Aber nicht immer sind es nur die Texte, die mich einen Soundtrack zum Schreiben auswählen lassen. Manchmal reicht es auch schon, dass ein Musiker oder Sänger aussieht wie eine der Hauptfiguren – so höre ich, ohne mehr als drei Brocken Bosnisch zu können, während der Arbeit an meiner Fälscher-Trilogie ununterbrochen die Musik der bosnischen Grupa Regina, weil deren Leadsänder Davor Ebner das visuelle Vorbild für den Antihelden Kevron Florel darstellt. Davon abgesehen, mag ich die Musik, aber das sollte selbstverständlich sein – ich kann mir keinen Autoren vorstellen, der zu Musik schreiben könnte, die er nicht mag, und als ich über zehn Jahren die Danksagungen für die damals noch lang unvollendete Spinnwebstadt verfasste, wollte ich das Buch der Oysterband widmen, weil ich während des Schreibens ihre Stücke rauf und runter gehört hatte. Ich hatte sogar jedem Kapitel ein Zitat aus einem Oysterlied vorangestellt, habe die nur beim Überarbeiten komplett gestrichen, nicht aus Gründen des Urheberrechts – dass auch Zitate darunter fallen, hatte ich nicht mal berücksichtigt – aber weil sie zu viel von den Plotentwicklungen vorwegnahmen.

So lässt sich die Liste lang fortsetzen: Für die Arbeit an Klagende Flamme höre ich, ohne bestimmten Grund, The Amazing Blondel, und bei den Elomaran ist es die John Renbourne Group.

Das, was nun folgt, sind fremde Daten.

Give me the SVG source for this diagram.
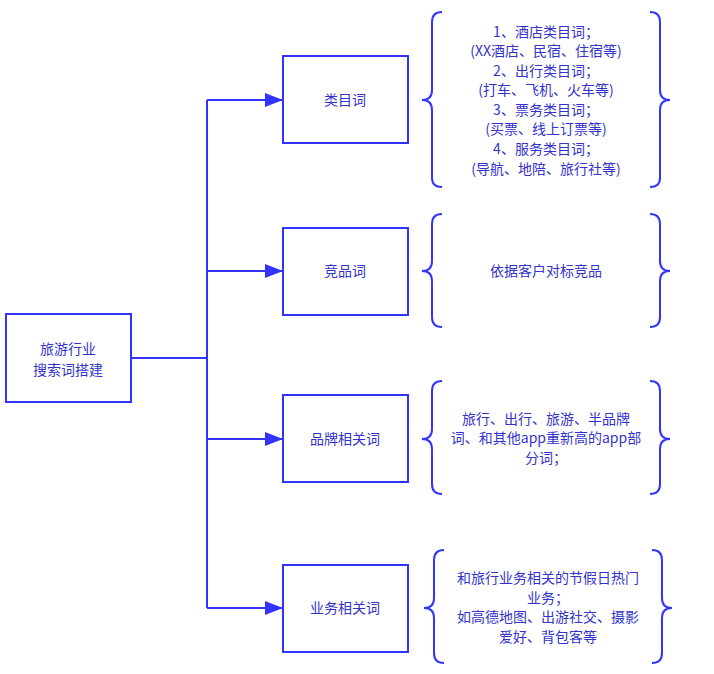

Bei Geigenzauber habe ich gegen Ende darunter gelitten, dass ich nur ein einziges Album von Ray ‚Chopper‘ Cooper besitze, weil es mir nach sechs Wochen intensiver Schreiberei schon wieder aus den Ohren rauskam, ich aber ohne nicht mal ans Schreiben denken konnte. Im Nanowrimo 2011 habe ich zwei Soundtrack-CDs zusammengestellt, einen lauten und einen leisen Mix, die ich jetzt mit großem Vergnügen bei der Arbeit an Percys Geschichte höre, obwohl sie eigentlich zum Verschenken gedacht haben. Während ich da bei der Arbeit viel fernsehe, gibt es bestimmte Szenen, die ich nur zu Musik schreiben kann – explizit alles, wo Howard auftritt, braucht besondere Aufmerksamkeit, die ich nur bei Musik aufbringen kann. Insbesondere ein Lied aus dem Soundtrack von Doctor Who, »Love Don’t Roam« von Neill Hammon, passt so perfekt auf meine Schreibstimmung, dass ich es dann in Endlosschleife höre, manchmal sogar stundenlang.

Anders als früher, wo ich darauf angewiesen war, im Hintergrund eine CD rauf und runter laufen zu lassen, nutze ich jetzt zunehmend aus, dass ich alle meine Musik ausgelesen auf dem Laptop habe und mir beliebige Playlists zusammenstellen kann, die nicht auf eine Länge von 74 Minuten beschränkt sind, sondern so lang sein können, wie sie wollen. Das einzige Seltsame ist vielleicht, dass meine musikalischen Vorlieben eigentlich nicht auf Folk und Folkrock beschränkt sind. Ich liebe meinen Eurovision Song Contest und habe viele Stunden ESC-Musik auf dem Rechner, ich höre rockigere Gruppen wie die Red Hot Chili Peppers oder System Of A Down, und dann ist da noch die Filkmusik, die ich selber mache – aber das findet sich alles nur sehr selten in meinen Schreibsoundtracks, ich kann nicht sagen, warum. Auch Musik, bei der nicht gesungen wird, höre ich selten beim Schreiben, ohne gleich wie ein Klassikbanause auftreten zu wollen. Aber am Ende ist jedem selbst überlassen, welche Musik er beim Schreiben hört oder beim Lesen, beim Kochen, Joggen, und so weiter. Nur jemand, der überhaupt keine Musik hört im Leben, mit dem werde ich wohl so schnell nicht warm.

Und gute Nachrichten gibt es auch: Bald kommt das neue Album von Grupa Regina heraus, »Kad poludimo«, was soviel zu heißen scheint wie »Wenn man verrückt ist«. Und auch wenn ich immer noch kein Bosnisch gelernt habe jenseits von »Ja sam debela«, hoffe ich doch, dass ich daraus ganz viel Inspiration bekommen kann, um endlich am Gefälschten Herz weiterzuschreiben. Kevron, Tymur und Konsorten werden es mir danken.